Variety (July 31, 1929) had some criticism of the story, but, in spite of its flaws, admitted, " . . . a big pull-in is guaranteed any box office that pushes this Metro silent."
The New York Times (July 29, 1929) rightly gave credit for the film's appeal to Garbo's presence. "Such is her personality, her charm, her reputation that long before the Capitol opened its doors on Saturday there was a long line of the Garbo public waiting to get inside. After seeing he picture, they did not appear disappointed."

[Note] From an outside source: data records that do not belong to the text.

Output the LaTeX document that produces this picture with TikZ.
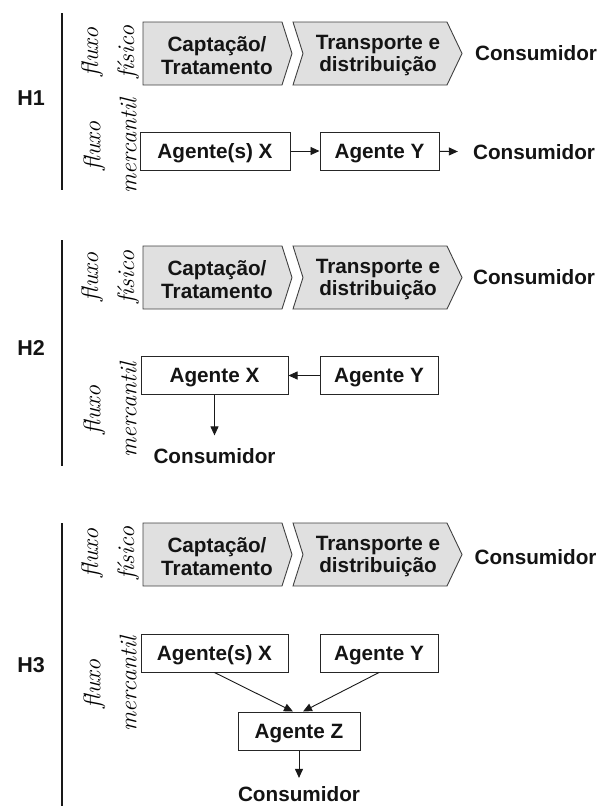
\documentclass[tikz,border=0pt]{standalone}
\usepackage{fontspec}
\newfontfamily\arialfont{Liberation Sans}
\usetikzlibrary{arrows.meta,calc}
\begin{document}
\begin{tikzpicture}[x=1pt,y=-1pt,
  sans/.style={font=\arialfont\bfseries\fontsize{20.7}{22.5}\selectfont, text=black!92, inner sep=0pt},
  lbl/.style={sans, text height=14.8pt, text depth=0pt},
  chev/.style={draw=black!75, line width=0.9pt, fill=black!12},
  ctext/.style={sans, align=center},
  agbox/.style={lbl, draw=black!85, line width=1pt, minimum height=38pt, fill=white},
  fl/.style={rotate=90, align=center, font=\itshape\fontsize{24}{36}\selectfont, text=black, inner sep=0pt},
  hlab/.style={font=\arialfont\bfseries\fontsize{21.5}{24}\selectfont, text=black!92, inner sep=0pt, text height=15.4pt, text depth=0pt},
  vline/.style={line width=2.6pt, black!90},
  arr/.style={line width=0.9pt, black!90, -{Triangle[length=9pt,width=8pt]}}
]
\useasboundingbox (0,0) rectangle (600,807);

% ---------- H1 ----------
\draw[vline] (62,13) -- (62,190);
\node[hlab] (h1) at (31,98) {H1};
\node[fl] (h1ff) at (110,52) {fluxo\\físico};
\node[fl] (h1fm) at (110,146) {fluxo\\mercantil};
\path[chev] (143,22) -- (282,22) -- (292,53.5) -- (282,85) -- (143,85) -- cycle;
\path[chev] (293,22) -- (447,22) -- (462,53.5) -- (447,85) -- (293,85) -- (303,53.5) -- cycle;
\node[ctext] (h1cap) at (217,55.5) {Captação/\\Tratamento};
\node[ctext] (h1tra) at (378,55.5) {Transporte e\\distribuição};
\node[lbl] (h1c1) at (536,53.5) {Consumidor};
\node[agbox, minimum width=150pt] (h1x) at (215,151) {Agente(s) X};
\node[agbox, minimum width=119pt] (h1y) at (379.5,151) {Agente Y};
\node[lbl] (h1c2) at (534,152) {Consumidor};
\draw[arr] (h1x) -- (h1y);
\draw[arr, shorten >=15pt] (h1y) -- (h1c2);

% ---------- H2 ----------
\draw[vline] (62,240) -- (62,466);
\node[hlab] (h2) at (31,348) {H2};
\node[fl] (h2ff) at (110,277) {fluxo\\físico};
\node[fl] (h2fm) at (110,410) {fluxo\\mercantil};
\begin{scope}[shift={(0,224)}]
\path[chev] (143,22) -- (282,22) -- (292,53.5) -- (282,85) -- (143,85) -- cycle;
\path[chev] (293,22) -- (447,22) -- (462,53.5) -- (447,85) -- (293,85) -- (303,53.5) -- cycle;
\node[ctext] (h2cap) at (217,55.5) {Captação/\\Tratamento};
\node[ctext] (h2tra) at (378,55.5) {Transporte e\\distribuição};
\end{scope}
\node[lbl] (h2c1) at (534,277) {Consumidor};
\node[agbox, minimum width=147pt] (h2x) at (214.5,375.5) {Agente X};
\node[agbox, minimum width=118pt] (h2y) at (379,375.5) {Agente Y};
\node[lbl] (h2c2) at (214.5,456) {Consumidor};
\draw[arr] (h2y) -- (h2x);
\draw[arr, shorten >=13pt] (h2x.south) -- (h2c2.north);

% ---------- H3 ----------
\draw[vline] (62,523) -- (62,806);
\node[hlab] (h3) at (31,665) {H3};
\node[fl] (h3ff) at (110,553) {fluxo\\físico};
\node[fl] (h3fm) at (110,684) {fluxo\\mercantil};
\begin{scope}[shift={(0,501)}]
\path[chev] (143,22) -- (282,22) -- (292,53.5) -- (282,85) -- (143,85) -- cycle;
\path[chev] (293,22) -- (447,22) -- (462,53.5) -- (447,85) -- (293,85) -- (303,53.5) -- cycle;
\node[ctext] (h3cap) at (217,55.5) {Captação/\\Tratamento};
\node[ctext] (h3tra) at (378,55.5) {Transporte e\\distribuição};
\end{scope}
\node[lbl] (h3c1) at (535.5,557) {Consumidor};
\node[agbox, minimum width=147pt] (h3x) at (214.5,653) {Agente(s) X};
\node[agbox, minimum width=118pt] (h3y) at (379,653) {Agente Y};
\node[agbox, minimum width=122pt] (h3z) at (299,731) {Agente Z};
\node[lbl] (h3c2) at (299,794.5) {Consumidor};
\draw[arr] (h3x.south) -- ([xshift=-6pt]h3z.north);
\draw[arr] (h3y.south) -- ([xshift=4pt]h3z.north);
\draw[arr, shorten >=9pt] (h3z.south) -- (h3c2.north);
\end{tikzpicture}
\end{document}
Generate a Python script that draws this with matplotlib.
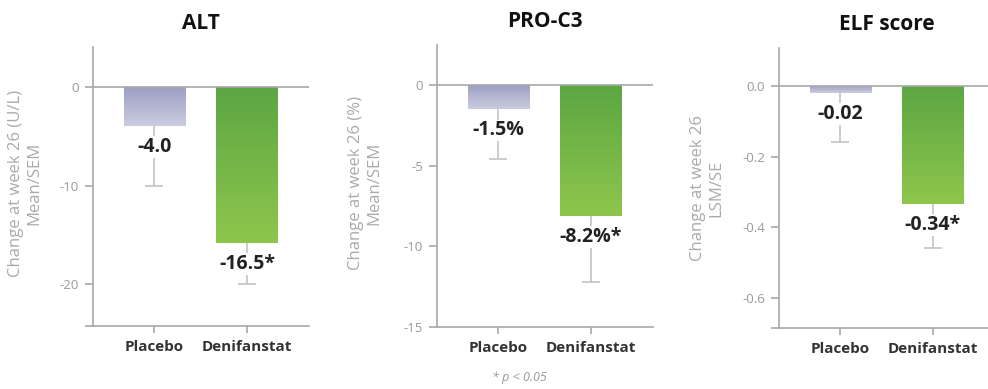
import numpy as np
import matplotlib
matplotlib.use("Agg")
import matplotlib.pyplot as plt
from matplotlib.colors import LinearSegmentedColormap
from matplotlib.ticker import FixedLocator

plt.rcParams['font.family'] = ['Open Sans', 'DejaVu Sans']

# --- Data ---
groups = ["Placebo", "Denifanstat"]

alt_mean = [-4.0, -15.8]
alt_err = [6.0, 4.2]
alt_labels = ["-4.0", "-16.5*"]

pro_mean = [-1.5, -8.1]
pro_err = [3.1, 4.1]
pro_labels = ["-1.5%", "-8.2%*"]

elf_mean = [-0.02, -0.335]
elf_err = [0.14, 0.125]
elf_labels = ["-0.02", "-0.34*"]

titles = ["ALT", "PRO-C3", "ELF score"]
ylabel_line1 = ["Change at week 26 (U/L)", "Change at week 26 (%)", "Change at week 26"]
ylabel_line2 = ["Mean/SEM", "Mean/SEM", "LSM/SE"]
yticks = [[0, -10, -20], [0, -5, -10, -15], [0.0, -0.2, -0.4, -0.6]]
ytick_fmt = ["{:.0f}", "{:.0f}", "{:.1f}"]
ylims = [(-24.2, 4.0), (-15.0, 2.5), (-0.685, 0.107)]
# --- End data ---

GREY = "#a8a8a8"
TICKGREY = "#9a9a9a"
ERRGREY = "#c4c4c4"
grad_placebo = LinearSegmentedColormap.from_list("pl", ["#9c9ec4", "#caccde"])
grad_denif = LinearSegmentedColormap.from_list("dn", ["#5ca643", "#8ec64c"])

fig = plt.figure(figsize=(9.88, 3.89), dpi=100)
W, H = 988, 389

# axes boxes in pixels: left, right, top, bottom
boxes = [(93, 309, 47, 326), (437, 653, 45, 327), (779, 995, 48, 328)]
ylabel_pos = [(25, 183), (365, 183), (707, 188)]

panels = [(alt_mean, alt_err, alt_labels),
          (pro_mean, pro_err, pro_labels),
          (elf_mean, elf_err, elf_labels)]

x = np.arange(len(groups))
bar_w = 0.66

for i, (means, errs, labels) in enumerate(panels):
    l, r, t, b = boxes[i]
    ax = fig.add_axes([l / W, 1 - b / H, (r - l) / W, (b - t) / H])

    bars = ax.bar(x, means, width=bar_w, color="none", edgecolor="none", zorder=2)
    for bar, cmap in zip(bars, [grad_placebo, grad_denif]):
        x0 = bar.get_x()
        x1 = x0 + bar.get_width()
        y1 = bar.get_y() + bar.get_height()
        grad = np.linspace(0, 1, 100).reshape(-1, 1)
        im = ax.imshow(grad, cmap=cmap, aspect="auto", extent=[x0, x1, y1, 0],
                       origin="upper", zorder=2)
        im.set_clip_path(bar)

    # one-sided (downward) error bars, cap only at the lower end
    lower = np.array(means) - np.array(errs)
    ax.vlines(x, means, lower, color=ERRGREY, lw=1.2, zorder=3)
    ax.plot(x, lower, ls="none", marker="_", markersize=13, mew=1.2,
            color=ERRGREY, zorder=3)

    for xi, m, lab in zip(x, means, labels):
        ax.annotate(lab, xy=(xi, m), xytext=(0, -21), textcoords="offset pixels",
                    ha="center", va="center", fontsize=14, fontweight="bold",
                    color="#222222", zorder=5,
                    bbox=dict(facecolor="white", edgecolor="none", pad=0.5))

    ax.axhline(0, color=GREY, lw=1.2, zorder=4)

    ax.set_xlim(-0.66, 1.67)
    ax.set_ylim(*ylims[i])

    for s in ["top", "right"]:
        ax.spines[s].set_visible(False)
    for s in ["left", "bottom"]:
        ax.spines[s].set_color(GREY)
        ax.spines[s].set_linewidth(1.2)

    ax.set_yticks(yticks[i])
    ax.set_yticklabels([ytick_fmt[i].format(v) for v in yticks[i]])
    ax.yaxis.set_minor_locator(FixedLocator([ylims[i][0]]))
    ax.tick_params(axis="y", which="both", length=6, width=1.2, color=GREY,
                   labelsize=9.5, labelcolor=TICKGREY, pad=4)
    ax.set_xticks(x)
    ax.set_xticklabels(groups)
    ax.tick_params(axis="x", length=5, width=1.2, color=GREY, labelsize=11,
                   labelcolor="#333333", pad=5)
    for lab in ax.get_xticklabels():
        lab.set_fontweight("bold")

    ax.set_title(titles[i], fontsize=15, fontweight="bold", color="#111111", pad=13)

    lx, ly = ylabel_pos[i]
    fig.text(lx / W, 1 - ly / H, ylabel_line1[i] + "\n" + ylabel_line2[i],
             rotation=90, ha="center", va="center", multialignment="center",
             fontsize=12, color="#aaaaaa", linespacing=1.15)

fig.text(519 / W, 1 - 378 / H, "* p < 0.05", ha="center", va="center",
         fontsize=9, style="italic", color="#999999")

fig.savefig("out.png", dpi=100)
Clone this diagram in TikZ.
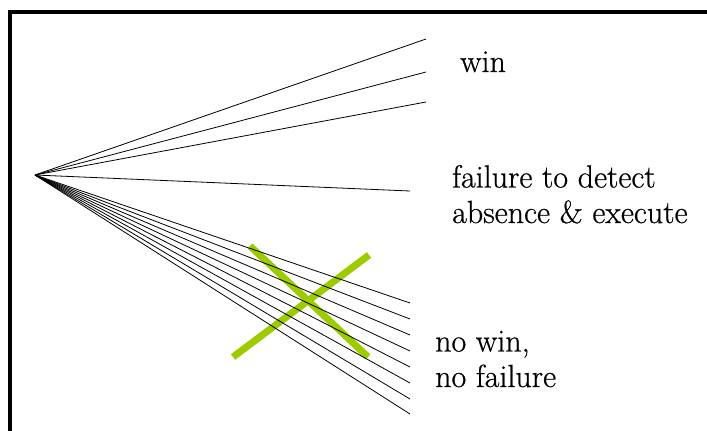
\documentclass[tikz,border=0pt]{standalone}
\usepackage{fontspec}
\setmainfont{Latin Modern Roman}[SizeFeatures={{Font=Latin Modern Roman, Size=-}},FakeBold=0.6]
\definecolor{crossgreen}{RGB}{158,202,0}
\begin{document}
\begin{tikzpicture}[x=1pt,y=-1pt,
  branch/.style={black,line width=0.8pt},
  cross/.style={crossgreen,line width=7pt,line cap=butt},
  frame/.style={black,line width=4pt},
  label/.style={anchor=base west,inner sep=0pt,align=left,font=\fontsize{32}{35.5}\selectfont}]
\useasboundingbox (0,0) rectangle (707,431);
% frame (only left and top edges are visible)
\draw[frame] (10,431) -- (10,12) -- (707,12);
% green cross
\coordinate (c1a) at (250,246);
\coordinate (c1b) at (368,357);
\coordinate (c2a) at (233,357);
\coordinate (c2b) at (369,255);
\draw[cross] (c1a) -- (c1b);
\draw[cross] (c2a) -- (c2b);
% fan of branches
\coordinate (apex) at (35,175);
\coordinate (w1) at (426,39);
\coordinate (w2) at (426,72);
\coordinate (w3) at (426,102);
\coordinate (f1) at (410,191);
\foreach \i/\y in {1/303,2/319,3/335,4/351,5/367,6/383,7/399,8/414}
  \coordinate (n\i) at (410,\y);
\foreach \e in {w1,w2,w3,f1,n1,n2,n3,n4,n5,n6,n7,n8}
  \draw[branch] (apex) -- (\e);
% labels (base anchor = baseline of the last line)
\node[label] (win) at (460,72) {win};
\node[label] (fail) at (452,223) {failure to detect\\absence \& execute};
\node[label] (nowin) at (435,387) {no win,\\no failure};
\end{tikzpicture}
\end{document}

The print we have today that is available on DVD with the source material from the MGM archives and has some scratches and other flaws which, all things considered, are unobtrusive as one becomes immersed in the story. It seems a few of the intertitles may have suffered the most damage as it is apparent the restoration took the best frame of an intertitle and used it. The music is the original recorded musical accompaniment from 1929 adding to the experience of what it was like for audiences to view the film all those years ago.